Friday June 22, 2001
Marcel Gahbauer reports: Today four young peregrine falcons were delivered to the hack box overlooking Charleston Lake in Leeds County.
First, however, they were brought to the Athens high school to be banded by Pud Hunter of the Ontario Ministry of Natural Resources. The chicks were determined to be two males and two females, all feisty and in good health. The two males and one of the females are siblings, all 27 or 28 days old, while the other female is unrelated, and is roughly five days older. There did not appear to be any confrontation between her and the younger chicks when they first met; if anything, she seems to have adopted a protective role, placing herself between the other three and us whenever possible!
The banding was attended by roughly 50 people, including many of the important sponsors listed at right. Everyone had a wonderful opportunity to see the birds up close, and several sponsors also had a rare chance to hold one of the chicks once they had been banded.
By mid-afternoon, we were on the road to the hack site on the north side of Charleston Lake. While preparing to put the chicks in their new home, we observed Red-shouldered Hawks, Turkey Vultures, and a family of young Ravens flying nearby - all of these will no doubt find themselves being harassed by the young peregrines once they take to the air later this summer.
The chicks were placed in the box, provided with some water for bathing, and later with their daily meal of quail. They will remain in the hack box for approximately two weeks, at which time they will be assessed for their readiness for flight, and released if they are all set to go.

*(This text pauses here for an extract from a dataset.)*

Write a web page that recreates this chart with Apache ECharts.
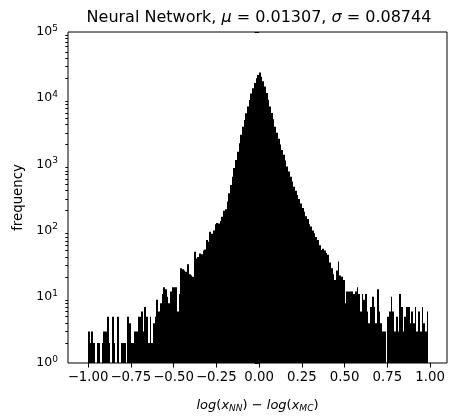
<!DOCTYPE html>
<html><head><meta charset="utf-8">
<script src="https://cdn.jsdelivr.net/npm/echarts@6/dist/echarts.min.js"></script>
<style>html,body{margin:0;padding:0;background:#fff}#c{width:449px;height:419px}</style>
</head><body><div id="c"></div>
<script>
// Histogram bins: left edge of first bin and bin width
const binStart = -1.0;
const binWidth = 0.01;
// Counts per bin, bins from -1.00 to 0.99
const counts = [
  3, 2, 3, 2, 0, 2, 2, 0, 2, 3,
  3, 5, 2, 0, 5, 2, 0, 5, 0, 2,
  2, 2, 0, 5, 4, 2, 2, 3, 3, 5,
  5, 6, 3, 7, 5, 2, 5, 2, 4, 5,
  9, 6, 8, 11, 14, 13, 10, 8, 12, 14,
  14, 14, 6, 11, 27, 26, 25, 24, 31, 22,
  21, 20, 48, 38, 40, 45, 44, 50, 52, 72,
  68, 96, 90, 100, 125, 130, 128, 140, 162, 200,
  210, 275, 366, 490, 650, 880, 1165, 1550, 2090, 2800,
  3720, 4700, 5900, 7500, 9400, 11800, 14100, 17000, 20000, 22500,
  24500, 21000, 18000, 15000, 12000, 9500, 7500, 6000, 4800, 3700,
  3000, 2450, 2000, 1650, 1400, 1150, 930, 780, 650, 550,
  460, 400, 345, 300, 257, 220, 193, 165, 150, 125,
  115, 100, 91, 80, 72, 60, 51, 53, 50, 46,
  43, 33, 27, 22, 18, 25, 34, 21, 20, 18,
  8, 12, 12, 12, 12, 11, 12, 14, 11, 6,
  11, 9, 11, 6, 4, 7, 10, 7, 4, 13,
  6, 4, 3, 3, 0, 5, 6, 10, 6, 3,
  5, 3, 11, 7, 3, 5, 7, 7, 4, 6,
  4, 7, 3, 6, 3, 7, 4, 3, 6
];
const xTicks = [-1, -0.75, -0.5, -0.25, 0, 0.25, 0.5, 0.75, 1];
const titleText = '{n|Neural Network, }{i|μ}{n| = 0.01307, }{i|σ}{n| = 0.08744}';
const xName = '{i|log}{n|(}{i|x}{s|NN}{n|) − }{i|log}{n|(}{i|x}{s|MC}{n|)}';
const yName = 'frequency';

// minor tick positions (2..9 per decade), expressed as decade exponents for a linear helper axis
const yMinorExp = [];
for (let d = 1; d < 100000; d *= 10) for (let m = 2; m <= 9; m++) yMinorExp.push(Math.log10(m * d));

// [binLeft, binRight, count]
const binData = [];
counts.forEach((c, i) => {
  if (c > 0) binData.push([binStart + i * binWidth, binStart + (i + 1) * binWidth, c]);
});

const FONT = 'DejaVu Sans';
const chart = echarts.init(document.getElementById('c'), null, {renderer: 'canvas'});
chart.setOption({
  animation: false,
  backgroundColor: '#fff',
  textStyle: {fontFamily: FONT, color: '#000'},
  title: {
    text: titleText,
    left: 254, top: 5, textAlign: 'center',
    textStyle: {
      rich: {
        n: {fontFamily: FONT, fontSize: 16, color: '#000', fontWeight: 'normal'},
        i: {fontFamily: FONT, fontSize: 16, color: '#000', fontStyle: 'italic', fontWeight: 'normal'}
      }
    }
  },
  grid: {left: 68, right: 2, top: 32, bottom: 56, show: true, borderColor: '#000', borderWidth: 1, backgroundColor: 'transparent'},
  xAxis: {
    type: 'value', min: -1.117, max: 1.099,
    axisLine: {show: false},
    splitLine: {show: false},
    axisTick: {show: true, length: 4.5, lineStyle: {color: '#000'}, customValues: xTicks},
    axisLabel: {
      show: true, customValues: xTicks, margin: 8, fontSize: 13.3, color: '#000', fontFamily: FONT,
      formatter: v => (v < 0 ? '\u2212' : '') + Math.abs(v).toFixed(2)
    },
    name: xName, nameLocation: 'middle', nameGap: 35,
    nameTextStyle: {
      rich: {
        n: {fontFamily: FONT, fontSize: 13, color: '#000'},
        i: {fontFamily: FONT, fontSize: 13, color: '#000', fontStyle: 'italic'},
        s: {fontFamily: FONT, fontSize: 9, color: '#000', fontStyle: 'italic', padding: [6, 0, 0, 0]}
      }
    }
  },
  yAxis: [{
    type: 'log', logBase: 10, min: 1, max: 100000, position: 'left',
    axisLine: {show: false},
    splitLine: {show: false},
    axisTick: {show: true, length: 4.5, lineStyle: {color: '#000'}},
    axisLabel: {
      show: true, margin: 10, color: '#000',
      formatter: v => '{b|10}{sup|' + Math.round(Math.log10(v)) + '}',
      rich: {
        b: {fontFamily: FONT, fontSize: 12.5, color: '#000'},
        sup: {fontFamily: FONT, fontSize: 9, color: '#000', padding: [0, 0, 7, 0]}
      }
    },
    name: yName, nameLocation: 'middle', nameGap: 36,
    nameTextStyle: {fontFamily: FONT, fontSize: 13.3, color: '#000'}
  }, {
    type: 'value', min: 0, max: 5, position: 'left',
    axisLine: {show: false},
    splitLine: {show: false},
    axisLabel: {show: false},
    axisTick: {show: true, length: 2.7, lineStyle: {color: '#000'}, customValues: yMinorExp}
  }],
  series: [{
    type: 'custom',
    data: binData,
    xAxisIndex: 0, yAxisIndex: 0,
    encode: {x: [0, 1], y: 2},
    renderItem: (params, api) => {
      const top = api.coord([api.value(0), api.value(2)]);
      const bottom = api.coord([api.value(1), 1]);
      const x0 = Math.round(top[0]), x1 = Math.round(bottom[0]);
      return {
        type: 'rect',
        shape: {x: x0, y: top[1], width: Math.max(1, x1 - x0), height: bottom[1] - top[1]},
        style: {fill: '#000'}
      };
    }
  }]
});
</script></body></html>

Several photos from the banding and the placement of the chicks in the hack box have been posted in the Leeds Photo Gallery, and more are yet to come. Also, live video from a small camera mounted inside the hack box is now being broadcast to the web - check out the Charleston Lake Webcam to peek in on the four young peregrines.
Sunday June 17, 2001
Marcel Gahbauer reports: The Leeds County peregrine chicks are now scheduled to be delivered this coming Friday, June 22. As previously planned, the peregrines will be banded before being placed in the hack box, and daily feeding and monitoring will commence at that time.
Tuesday June 12, 2001
Marcel Gahbauer reports: The delivery of chicks is being changed once more to accommodate their young age - their arrival is expected to be delayed by approximately one week; details will be confirmed as soon as possible.
Friday June 8, 2001
Marcel Gahbauer reports: The schedule has been adjusted again - the chicks for the Leeds hack will now be arriving next Thursday, June 14. They will be banded at the time, and placed in the box above Charleston Lake to acclimatize to their surroundings. Photos of the hack box and its location have now been posted in the Leeds Gallery. More information about the birds, as well as photos from the banding, will be posted following their arrival.
Tuesday May 22, 2001
Marcel Gahbauer reports: Chicks are expected to arrive for the Leeds County hack site in late June; a precise date has yet to be set.
Sunday March 25, 2001
Marcel Gahbauer reports: Members of the Leeds County Stewardship Council have identified a location along the shore of Charleston Lake for the placement of a hack box, which will be installed this spring and will be camouflaged to fit in with its surroundings. We will post updates on this page as the project progresses.